By Megumi Matsuzaki, translated by Bruce Rutledge
World War II activist Gordon Hirabayashi, who fought against the forced internment of the Japanese, will be honored on May 15 at a special ceremony hosted by the Metropolitan King County Council. Hirabayashi was born in 1918 in Seattle. His father, Shungo, a Nagano native, ran a fruit-and-vegetable stand. His mother, Mitsu, was a secondgeneration Japanese.
Gordon graduated from Auburn High School and was attending the University of Washington when war broke out between the US and Japan. In 1942, when US President Franklin D. Roosevelt signed Executive Order 9066 to force imprisonment of the Japanese, Hirabayashi followed in the footsteps of Oregon attorney Minoru Yasui in resisting internment. Hirabayashi broke the Japanese-only curfew and turned himself into the FBI, saying that the internment order was an assault on the Japanese people’s dignity and rights. At the time, he was arrested and sent to Tank 3C, located on the same floor as today’s Metropolitan King County Council.

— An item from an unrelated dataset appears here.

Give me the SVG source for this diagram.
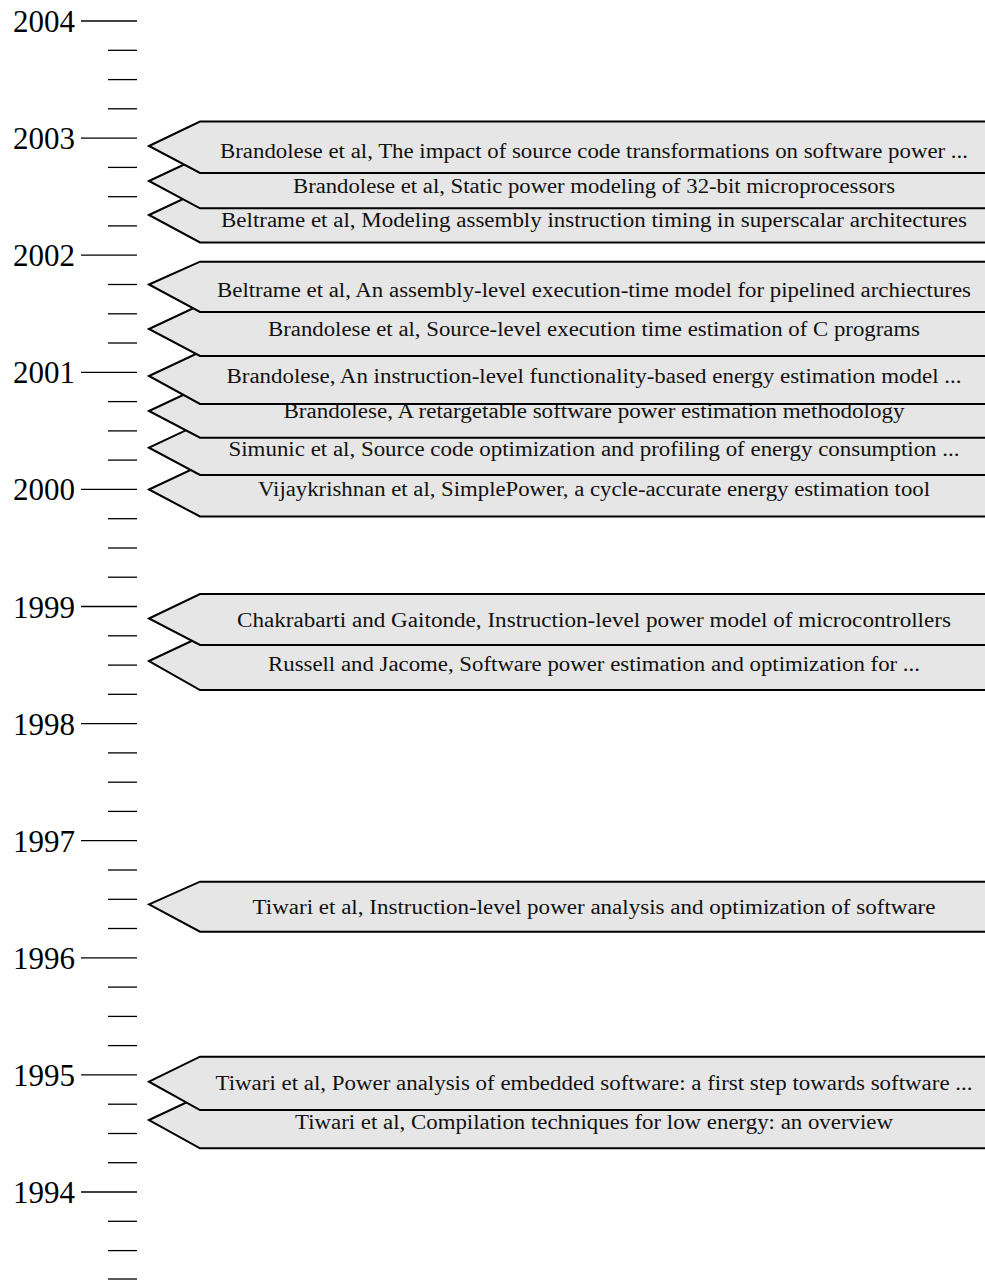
<svg xmlns="http://www.w3.org/2000/svg" width="985" height="1280" viewBox="0 0 985 1280">
<style>
.maj{stroke:#000;stroke-width:1.3}
.min{stroke:#000;stroke-width:1.3}
.yr{font-family:"Liberation Serif","DejaVu Serif",serif;font-size:31px;fill:#000;text-anchor:end}
.ev polygon{fill:#e6e6e6;stroke:#000;stroke-width:2;stroke-linejoin:miter}
.ev text{font-family:"Liberation Serif","DejaVu Serif",serif;font-size:20px;fill:#111;text-anchor:middle}
</style>
<rect width="985" height="1280" fill="#fff"/>
<g id="axis">
<line class="maj" x1="81" y1="21" x2="137" y2="21"/>
<line class="min" x1="108" y1="50.3" x2="137" y2="50.3"/>
<line class="min" x1="108" y1="79.6" x2="137" y2="79.6"/>
<line class="min" x1="108" y1="108.8" x2="137" y2="108.8"/>
<line class="maj" x1="81" y1="138.1" x2="137" y2="138.1"/>
<line class="min" x1="108" y1="167.4" x2="137" y2="167.4"/>
<line class="min" x1="108" y1="196.7" x2="137" y2="196.7"/>
<line class="min" x1="108" y1="225.9" x2="137" y2="225.9"/>
<line class="maj" x1="81" y1="255.2" x2="137" y2="255.2"/>
<line class="min" x1="108" y1="284.5" x2="137" y2="284.5"/>
<line class="min" x1="108" y1="313.8" x2="137" y2="313.8"/>
<line class="min" x1="108" y1="343" x2="137" y2="343"/>
<line class="maj" x1="81" y1="372.3" x2="137" y2="372.3"/>
<line class="min" x1="108" y1="401.6" x2="137" y2="401.6"/>
<line class="min" x1="108" y1="430.9" x2="137" y2="430.9"/>
<line class="min" x1="108" y1="460.1" x2="137" y2="460.1"/>
<line class="maj" x1="81" y1="489.4" x2="137" y2="489.4"/>
<line class="min" x1="108" y1="518.7" x2="137" y2="518.7"/>
<line class="min" x1="108" y1="548" x2="137" y2="548"/>
<line class="min" x1="108" y1="577.2" x2="137" y2="577.2"/>
<line class="maj" x1="81" y1="606.5" x2="137" y2="606.5"/>
<line class="min" x1="108" y1="635.8" x2="137" y2="635.8"/>
<line class="min" x1="108" y1="665.1" x2="137" y2="665.1"/>
<line class="min" x1="108" y1="694.3" x2="137" y2="694.3"/>
<line class="maj" x1="81" y1="723.6" x2="137" y2="723.6"/>
<line class="min" x1="108" y1="752.9" x2="137" y2="752.9"/>
<line class="min" x1="108" y1="782.2" x2="137" y2="782.2"/>
<line class="min" x1="108" y1="811.4" x2="137" y2="811.4"/>
<line class="maj" x1="81" y1="840.7" x2="137" y2="840.7"/>
<line class="min" x1="108" y1="870" x2="137" y2="870"/>
<line class="min" x1="108" y1="899.3" x2="137" y2="899.3"/>
<line class="min" x1="108" y1="928.5" x2="137" y2="928.5"/>
<line class="maj" x1="81" y1="957.8" x2="137" y2="957.8"/>
<line class="min" x1="108" y1="987.1" x2="137" y2="987.1"/>
<line class="min" x1="108" y1="1016.4" x2="137" y2="1016.4"/>
<line class="min" x1="108" y1="1045.6" x2="137" y2="1045.6"/>
<line class="maj" x1="81" y1="1074.9" x2="137" y2="1074.9"/>
<line class="min" x1="108" y1="1104.2" x2="137" y2="1104.2"/>
<line class="min" x1="108" y1="1133.5" x2="137" y2="1133.5"/>
<line class="min" x1="108" y1="1162.7" x2="137" y2="1162.7"/>
<line class="maj" x1="81" y1="1192" x2="137" y2="1192"/>
<line class="min" x1="108" y1="1221.3" x2="137" y2="1221.3"/>
<line class="min" x1="108" y1="1250.6" x2="137" y2="1250.6"/>
<line class="min" x1="108" y1="1279" x2="137" y2="1279"/>
<text class="yr" x="75" y="32">2004</text>
<text class="yr" x="75" y="149.1">2003</text>
<text class="yr" x="75" y="266.2">2002</text>
<text class="yr" x="75" y="383.3">2001</text>
<text class="yr" x="75" y="500.4">2000</text>
<text class="yr" x="75" y="617.5">1999</text>
<text class="yr" x="75" y="734.6">1998</text>
<text class="yr" x="75" y="851.7">1997</text>
<text class="yr" x="75" y="968.8">1996</text>
<text class="yr" x="75" y="1085.9">1995</text>
<text class="yr" x="75" y="1203">1994</text>
</g>
<g id="connectors"></g>

<g id="ev-2003c" class="ev"><polygon points="149,215 200,191 992,191 992,242.5 200,242.5"/><text x="594" y="226.7" textLength="746" lengthAdjust="spacingAndGlyphs">Beltrame et al, Modeling assembly instruction timing in superscalar architectures</text></g>
<g id="ev-2003b" class="ev"><polygon points="149,181 200,157 992,157 992,208.3 200,208.3"/><text x="594" y="193.3" textLength="602" lengthAdjust="spacingAndGlyphs">Brandolese et al, Static power modeling of 32-bit microprocessors</text></g>
<g id="ev-2003a" class="ev"><polygon points="149,146 200,121.5 992,121.5 992,173 200,173"/><text x="594" y="157.5" textLength="748" lengthAdjust="spacingAndGlyphs">Brandolese et al, The impact of source code transformations on software power ...</text></g>

<g id="ev-2000" class="ev"><polygon points="149,489.5 200,465.5 992,465.5 992,516.5 200,516.5"/><text x="594" y="495.6" textLength="672" lengthAdjust="spacingAndGlyphs">Vijaykrishnan et al, SimplePower, a cycle-accurate energy estimation tool</text></g>
<g id="ev-2000b" class="ev"><polygon points="149,447.7 200,423.7 992,423.7 992,475 200,475"/><text x="594" y="456" textLength="731" lengthAdjust="spacingAndGlyphs">Simunic et al, Source code optimization and profiling of energy consumption ...</text></g>
<g id="ev-2000c" class="ev"><polygon points="149,411 200,387 992,387 992,437.7 200,437.7"/><text x="594" y="418.3" textLength="621" lengthAdjust="spacingAndGlyphs">Brandolese, A retargetable software power estimation methodology</text></g>
<g id="ev-2001a" class="ev"><polygon points="149,376 200,352 992,352 992,404 200,404"/><text x="594" y="383.3" textLength="735" lengthAdjust="spacingAndGlyphs">Brandolese, An instruction-level functionality-based energy estimation model ...</text></g>
<g id="ev-2001b" class="ev"><polygon points="149,329 200,305 992,305 992,356 200,356"/><text x="594" y="336" textLength="652" lengthAdjust="spacingAndGlyphs">Brandolese et al, Source-level execution time estimation of C programs</text></g>
<g id="ev-2002" class="ev"><polygon points="149,284.5 200,261.7 992,261.7 992,312 200,312"/><text x="594" y="296.7" textLength="754" lengthAdjust="spacingAndGlyphs">Beltrame et al, An assembly-level execution-time model for pipelined archiectures</text></g>

<g id="ev-1998" class="ev"><polygon points="149,661 200,637 992,637 992,690 200,690"/><text x="594" y="671" textLength="652" lengthAdjust="spacingAndGlyphs">Russell and Jacome, Software power estimation and optimization for ...</text></g>
<g id="ev-1999" class="ev"><polygon points="149,618.5 200,594 992,594 992,645 200,645"/><text x="594" y="626.7" textLength="714" lengthAdjust="spacingAndGlyphs">Chakrabarti and Gaitonde, Instruction-level power model of microcontrollers</text></g>

<g id="ev-1996" class="ev"><polygon points="149,904.3 200,881.7 992,881.7 992,931.7 200,931.7"/><text x="594" y="914" textLength="683" lengthAdjust="spacingAndGlyphs">Tiwari et al, Instruction-level power analysis and optimization of software</text></g>

<g id="ev-1994" class="ev"><polygon points="149,1120 200,1096 992,1096 992,1148.3 200,1148.3"/><text x="594" y="1129.3" textLength="598" lengthAdjust="spacingAndGlyphs">Tiwari et al, Compilation techniques for low energy: an overview</text></g>
<g id="ev-1995" class="ev"><polygon points="149,1081.7 200,1056.7 992,1056.7 992,1110 200,1110"/><text x="594" y="1090" textLength="757" lengthAdjust="spacingAndGlyphs">Tiwari et al, Power analysis of embedded software: a first step towards software ...</text></g>
</svg>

Of the 120,000 ethnic Japanese imprisoned, 62% were American citizens. All of them were seen as enemies of the State. Their land and property were taken over, and they were sent to Minidoka and other concentration camps. Hirabayashi appealed his case all the way to the Supreme Court, but lost and was imprisoned in Arizona. After the war, Hirabayashi graduated from the University of Washington, taught sociology at the University of Alberta in Canada, and researched Asian American issues. When new evidence was unearthed about Hirabayashi’s case, a new trial was called for, and in 1987, his conviction was overturned.
After his death in 2012, Hirabayashi was awarded the Presidential Medal of Freedom for his fight against internment. The memorial event will begin at 10:30 a.m. on the 15th at the King County Courthouse (516 3rd Ave, 12F).